本当に面白いです。新書大賞をとるだけの、充実した内容とユーモアのセンス。キリスト教を知らなければ、近代社会を理解することはできないし、また近代社会を乗り越えることもできない。キリスト教を知らずに近代化してきた日本人にとって、本書は、さまざまな意味で必要不可欠な考察を提供しています。
日本人は、神様は大勢いたほうがいいと考える。それは神様が「人間みたいなものだ」と考えるから、というわけですね。けれどもキリスト教の場合の神は、よそよそしい。

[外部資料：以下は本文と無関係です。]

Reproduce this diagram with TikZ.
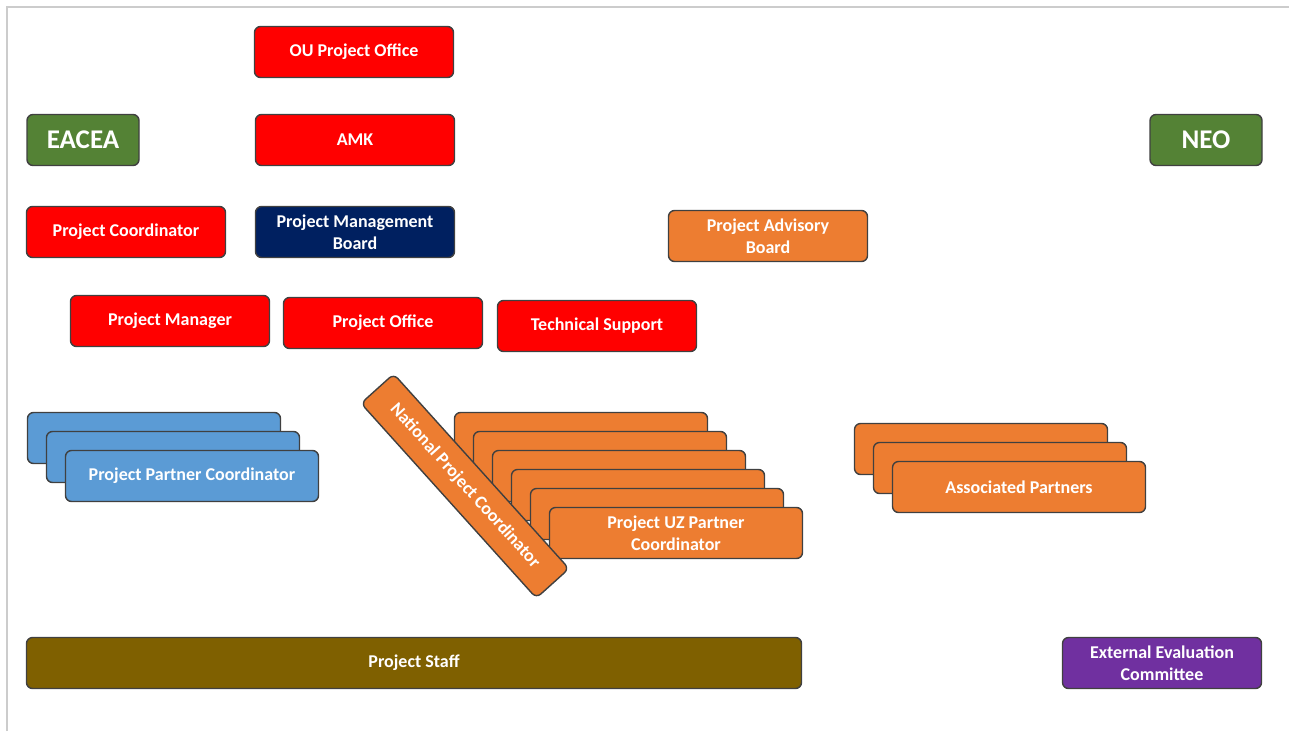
\documentclass[tikz,border=0pt]{standalone}
\usepackage{fontspec}
\setmainfont{Carlito}
\definecolor{redbox}{HTML}{FF0000}
\definecolor{greenbox}{HTML}{548235}
\definecolor{navybox}{HTML}{002060}
\definecolor{orangebox}{HTML}{ED7D31}
\definecolor{bluebox}{HTML}{5B9BD5}
\definecolor{staffbox}{HTML}{7F6000}
\definecolor{purplebox}{HTML}{7030A0}
\begin{document}
\begin{tikzpicture}[x=1pt,y=-1pt,
    box/.style={draw=black!75, line width=1.4pt, rounded corners=6pt, text=white,
        font=\fontsize{18}{22}\selectfont\bfseries, align=center, inner sep=0pt},
    wide/.style={box, minimum width=199pt, minimum height=51pt},
    tag/.style={box, minimum width=112pt, minimum height=51pt, font=\fontsize{27}{29}\selectfont\bfseries},
    stackbox/.style={box, minimum width=253pt, minimum height=51pt}]
    \useasboundingbox (0,0) rectangle (1289,731);
    \draw[gray!40, line width=1.5pt] (7,731) -- (7,7) -- (1289,7);
    \node[wide, fill=redbox] (ouoffice) at (354,52) {OU Project Office};
    \node[wide, fill=redbox] (amk) at (355,140) {AMK};
    \node[tag, fill=greenbox] (eacea) at (83,140) {EACEA};
    \node[tag, fill=greenbox] (neo) at (1206,140) {NEO};
    \node[wide, fill=redbox] (coordinator) at (126,232) {Project Coordinator};
    \node[wide, fill=navybox] (board) at (355,232) {Project Management\\Board};
    \node[wide, fill=orangebox] (advisory) at (768,236) {Project Advisory\\Board};
    \node[wide, fill=redbox] (manager) at (170,321) {Project Manager};
    \node[wide, fill=redbox] (office) at (383,323) {Project Office};
    \node[wide, fill=redbox] (support) at (597,326) {Technical Support};
    % partner stacks
    \foreach \i in {0,1}
        \node[stackbox, fill=bluebox] (partner\i) at ({154+19*\i},{438+19*\i}) {};
    \node[stackbox, fill=bluebox] (partner) at (192,476) {Project Partner Coordinator};
    \foreach \i in {0,...,4}
        \node[stackbox, fill=orangebox] (uz\i) at ({581+19*\i},{438+19*\i}) {};
    \node[stackbox, fill=orangebox] (uz) at (676,533) {Project UZ Partner\\Coordinator};
    \foreach \i in {0,1}
        \node[stackbox, fill=orangebox] (associated\i) at ({981+19*\i},{449+19*\i}) {};
    \node[stackbox, fill=orangebox] (associated) at (1019,487) {Associated Partners};
    \node[box, fill=orangebox, minimum width=262pt, minimum height=44pt, rotate=-48] (national) at (465,486) {National Project Coordinator};
    % bottom row
    \node[box, fill=staffbox, minimum width=775pt, minimum height=51pt] (staff) at (414,663) {Project Staff};
    \node[wide, fill=purplebox] (evaluation) at (1162,663) {External Evaluation\\Committee};
\end{tikzpicture}
\end{document}
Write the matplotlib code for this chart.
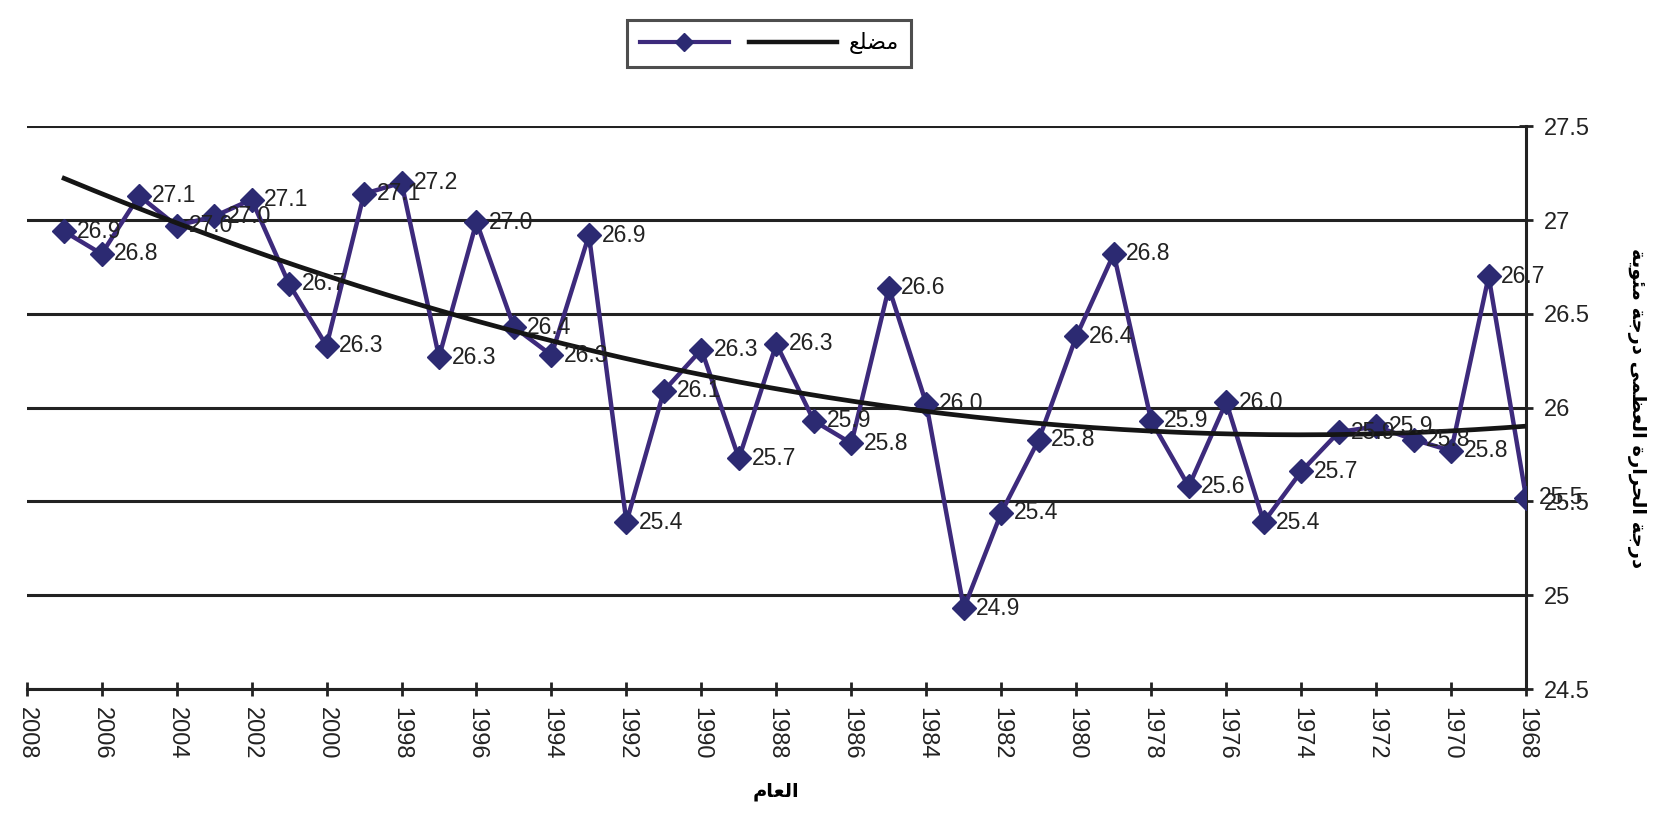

丸山真男の分類では、「神が宇宙を創造する」(キリスト教)、「神が宇宙を産む」(中間諸形態)、「宇宙は植物のように生成する」(日本の古事記)、という三つのパタンがある。キリスト教と日本の宗教は正反対の考え方に立脚している。
キリスト教にとって、「神」とは、知能が高くて、腕力が強くて、エイリアンのようによそよそしい。けれどもイエス・キリストによって、そのよそよそしさが破られ、「愛」の関係が生まれる。そこに劇的な転換があるわけですね。
ユダヤ教の「律法」を説明する際に、「もしも日本がどこかの国に占領されて、みんながニューヨークみたいなところに拉致されたら?」という思考実験は、とても面白いです。100年経っても子孫が日本人のままでいるためには、どうすればいいか。日本人の風俗習慣をできるだけ列挙して、それを法律化してしまえばいい。例えば、正月にはお雑煮を食べなければならない、そのときに餅は、こういう仕方で切らなければならない、夏には浴衣を着て、花火大会を見に行かなければならない、云々。こういう習慣をすべて法律化してしまえば、日本の文化は、ニューヨークにおいても、そのままの姿で(他の文化と融合することなく)継承されていくでしょう。ユダヤ教というのは、そういう発想ですね。
それがほんものの宗教になったのは、つまり、国家がなくても、生活習慣を「律法」化しているからであり、国家として失敗しても、いつでも国家を作り直すことができるようになっている。そのようにしてユダヤ人は、民族の一体性を保持することができるわけですね。進化論的な戦略として、律法をもつことは、正しかった、ということでしょう。
まだまだ紹介したい点はたくさんありますが、ここらへんで。